Della foto di destra, per l’appunto, non so cosa pensare. Mentre il personaggio di Ortrud sarebbe tutto sommato riconoscibile anche senza la conferma della scritta al verso, questo ruolo non so come identificarlo. Chi pensasse che alla Volksoper la Poensgen cantasse operette deve in fretta ricredersi: fino al 1929 questo è stato a tutti gli effetti un teatro d’opera, il secondo di Vienna dopo la Hofoper/Staatsoper. Negli anni della presenza di Mimi Poensgen, fra l’altro, la Volksoper viveva anche un momento magico sotto la direzione di Alexander von Zemlinsky. Nel 1907, chissà se lei era già arrivata, ebbe luogo qui anche la prima viennese di Tosca.

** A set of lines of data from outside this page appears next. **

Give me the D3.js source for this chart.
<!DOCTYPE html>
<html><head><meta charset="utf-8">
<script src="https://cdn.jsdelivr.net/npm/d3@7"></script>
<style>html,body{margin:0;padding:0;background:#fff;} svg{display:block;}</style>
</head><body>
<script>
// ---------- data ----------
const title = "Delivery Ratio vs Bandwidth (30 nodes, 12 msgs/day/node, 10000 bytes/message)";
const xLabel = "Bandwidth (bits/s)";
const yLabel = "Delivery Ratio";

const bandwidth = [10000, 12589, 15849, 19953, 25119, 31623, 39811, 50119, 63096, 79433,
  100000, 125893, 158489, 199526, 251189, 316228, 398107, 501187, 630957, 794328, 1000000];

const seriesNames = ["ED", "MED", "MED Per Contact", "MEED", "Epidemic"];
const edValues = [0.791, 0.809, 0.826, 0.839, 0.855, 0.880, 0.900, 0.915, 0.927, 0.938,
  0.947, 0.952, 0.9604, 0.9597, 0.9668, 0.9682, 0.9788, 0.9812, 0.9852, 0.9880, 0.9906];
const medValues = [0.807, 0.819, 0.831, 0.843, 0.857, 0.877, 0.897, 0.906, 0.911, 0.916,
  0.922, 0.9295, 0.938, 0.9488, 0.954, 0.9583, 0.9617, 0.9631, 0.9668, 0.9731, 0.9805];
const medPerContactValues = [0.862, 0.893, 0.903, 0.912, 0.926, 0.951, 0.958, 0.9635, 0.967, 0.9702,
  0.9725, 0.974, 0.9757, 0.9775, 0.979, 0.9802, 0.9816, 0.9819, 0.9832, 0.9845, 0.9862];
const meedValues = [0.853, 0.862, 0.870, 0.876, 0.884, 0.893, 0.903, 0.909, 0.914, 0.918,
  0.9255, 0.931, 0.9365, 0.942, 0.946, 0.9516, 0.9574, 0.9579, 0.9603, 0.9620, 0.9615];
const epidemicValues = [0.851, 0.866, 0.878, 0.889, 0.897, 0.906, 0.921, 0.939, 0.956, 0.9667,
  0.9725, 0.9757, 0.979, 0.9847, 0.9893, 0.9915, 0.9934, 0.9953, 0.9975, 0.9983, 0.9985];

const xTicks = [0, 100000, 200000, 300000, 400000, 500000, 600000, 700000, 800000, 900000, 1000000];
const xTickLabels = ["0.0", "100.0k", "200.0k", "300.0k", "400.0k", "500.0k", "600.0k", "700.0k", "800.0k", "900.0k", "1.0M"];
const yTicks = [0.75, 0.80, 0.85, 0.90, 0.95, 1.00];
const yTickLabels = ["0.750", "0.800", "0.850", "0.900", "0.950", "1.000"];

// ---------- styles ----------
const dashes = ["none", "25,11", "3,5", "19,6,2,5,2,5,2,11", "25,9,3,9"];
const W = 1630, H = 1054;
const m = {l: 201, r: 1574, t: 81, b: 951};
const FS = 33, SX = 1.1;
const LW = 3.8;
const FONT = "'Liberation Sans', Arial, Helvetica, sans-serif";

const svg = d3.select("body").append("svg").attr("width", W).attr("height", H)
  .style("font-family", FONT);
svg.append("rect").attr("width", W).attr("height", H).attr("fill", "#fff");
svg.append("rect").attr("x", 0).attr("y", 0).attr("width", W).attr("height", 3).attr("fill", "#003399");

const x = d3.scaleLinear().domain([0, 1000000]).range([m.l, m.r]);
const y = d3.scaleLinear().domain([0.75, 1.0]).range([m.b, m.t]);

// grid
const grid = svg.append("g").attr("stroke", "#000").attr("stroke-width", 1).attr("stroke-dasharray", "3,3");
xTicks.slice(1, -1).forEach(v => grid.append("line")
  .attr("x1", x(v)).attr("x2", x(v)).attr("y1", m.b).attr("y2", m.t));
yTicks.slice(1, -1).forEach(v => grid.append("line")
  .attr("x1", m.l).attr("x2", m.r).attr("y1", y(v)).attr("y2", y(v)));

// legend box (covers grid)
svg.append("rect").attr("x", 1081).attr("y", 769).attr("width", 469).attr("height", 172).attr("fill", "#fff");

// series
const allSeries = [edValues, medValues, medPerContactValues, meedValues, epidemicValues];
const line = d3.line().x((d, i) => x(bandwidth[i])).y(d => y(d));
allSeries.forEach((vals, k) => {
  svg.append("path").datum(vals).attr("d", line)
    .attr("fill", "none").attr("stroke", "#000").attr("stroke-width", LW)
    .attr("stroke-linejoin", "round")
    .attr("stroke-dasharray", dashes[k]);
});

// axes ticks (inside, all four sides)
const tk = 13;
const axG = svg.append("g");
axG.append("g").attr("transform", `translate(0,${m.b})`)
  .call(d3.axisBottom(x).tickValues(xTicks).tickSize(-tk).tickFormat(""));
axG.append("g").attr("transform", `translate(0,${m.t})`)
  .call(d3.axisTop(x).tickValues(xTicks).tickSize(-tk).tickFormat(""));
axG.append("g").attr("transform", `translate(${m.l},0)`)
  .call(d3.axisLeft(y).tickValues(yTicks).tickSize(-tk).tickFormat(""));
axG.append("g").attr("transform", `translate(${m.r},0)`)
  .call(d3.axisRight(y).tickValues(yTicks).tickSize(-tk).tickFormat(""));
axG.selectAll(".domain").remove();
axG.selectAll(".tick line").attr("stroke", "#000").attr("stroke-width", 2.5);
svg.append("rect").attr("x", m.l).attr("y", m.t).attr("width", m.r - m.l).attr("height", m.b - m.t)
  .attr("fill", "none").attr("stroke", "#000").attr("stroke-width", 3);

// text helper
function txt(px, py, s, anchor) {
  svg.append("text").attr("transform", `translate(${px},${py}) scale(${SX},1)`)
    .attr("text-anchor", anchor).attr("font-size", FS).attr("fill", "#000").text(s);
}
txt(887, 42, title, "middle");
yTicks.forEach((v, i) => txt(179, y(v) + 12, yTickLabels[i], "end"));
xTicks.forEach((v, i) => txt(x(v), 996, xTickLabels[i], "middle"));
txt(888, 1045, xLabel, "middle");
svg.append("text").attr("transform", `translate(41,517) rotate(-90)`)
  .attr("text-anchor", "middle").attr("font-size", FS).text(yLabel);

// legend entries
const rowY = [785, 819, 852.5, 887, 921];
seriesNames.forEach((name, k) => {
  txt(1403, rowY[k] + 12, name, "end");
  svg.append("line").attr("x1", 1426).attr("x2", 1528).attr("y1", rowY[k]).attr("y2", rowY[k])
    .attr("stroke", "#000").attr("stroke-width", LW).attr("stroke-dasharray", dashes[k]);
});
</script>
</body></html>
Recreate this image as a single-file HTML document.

A cercare in rete con un po’ di pazienza si trova anche un certo numero di fonti a stampa che forniscono qualche tassello per delineare un sommario ritratto di Mimi Poensgen cantante e interprete. Leggo ad esempio su un numero del 1914 della Neue Zeitschrift für Musik che la cita fra i nuovi arrivati nella compagnia del teatro di Norimberga:
Fra le forze appena ingaggiate bisogna ricordare in primo luogo il soprano drammatico Mimi Poensgen, che mette sempre il proprio strumento pieno e potente al servizio del canto più nobile ed è a suo agio nello stile wagneriano come in quello verdiano.
Non male, direi. Leggo più oltre la recensione di un Parsifal nel quale la sua Kundry viene lodata sia per la saldezza e la potenza della voce, sia per la bravura dell’interprete e dell’attrice, che sa muoversi abilmente nei diversi registri del complesso personaggio. Stesse lodi per la Selika nell’Africana messa in scena più avanti nella stessa stagione.
Mimi Poensgen fu quindi cantante di tutto rispetto e particolarmente apprezzata sia per le qualità vocali, sia per le doti di attrice, che andavano evidentemente parecchio oltre quel dito indice puntato che doveva piacerle in modo particolare e che mostra in entrambe le nostre fotografie. Strumenti per meglio definire un suo ritratto artistico temo non ce ne siano più: le fotografie oltre a queste due si contano sulle dita di una mano e per quanto abbia cercato non ho trovato indicazioni su possibili incisioni che, da un punto di vista meramente cronologico, potrebbero esistere. A maggior ragione è quindi importante ricordarla per quello che sappiamo, anche se poco. Non sarà stata di casa nei sacri templi di Berlino, Monaco o Vienna ma ha svolto un ruolo sicuramente importante in centri di intensissima produzione musicale, a quanto pare con risultati di alto livello. Chapeau.
L’imperioso ditino accompagnava l’ordine di sottomettersi rivolto a qualche sua infelice vittima oppure intimava alla sua cagnolina di mettersi a cuccia. Miseri entrambi.
Ortruda con la cagnolina. Un regista di oggi potrebbe considerarla un’idea intrigante.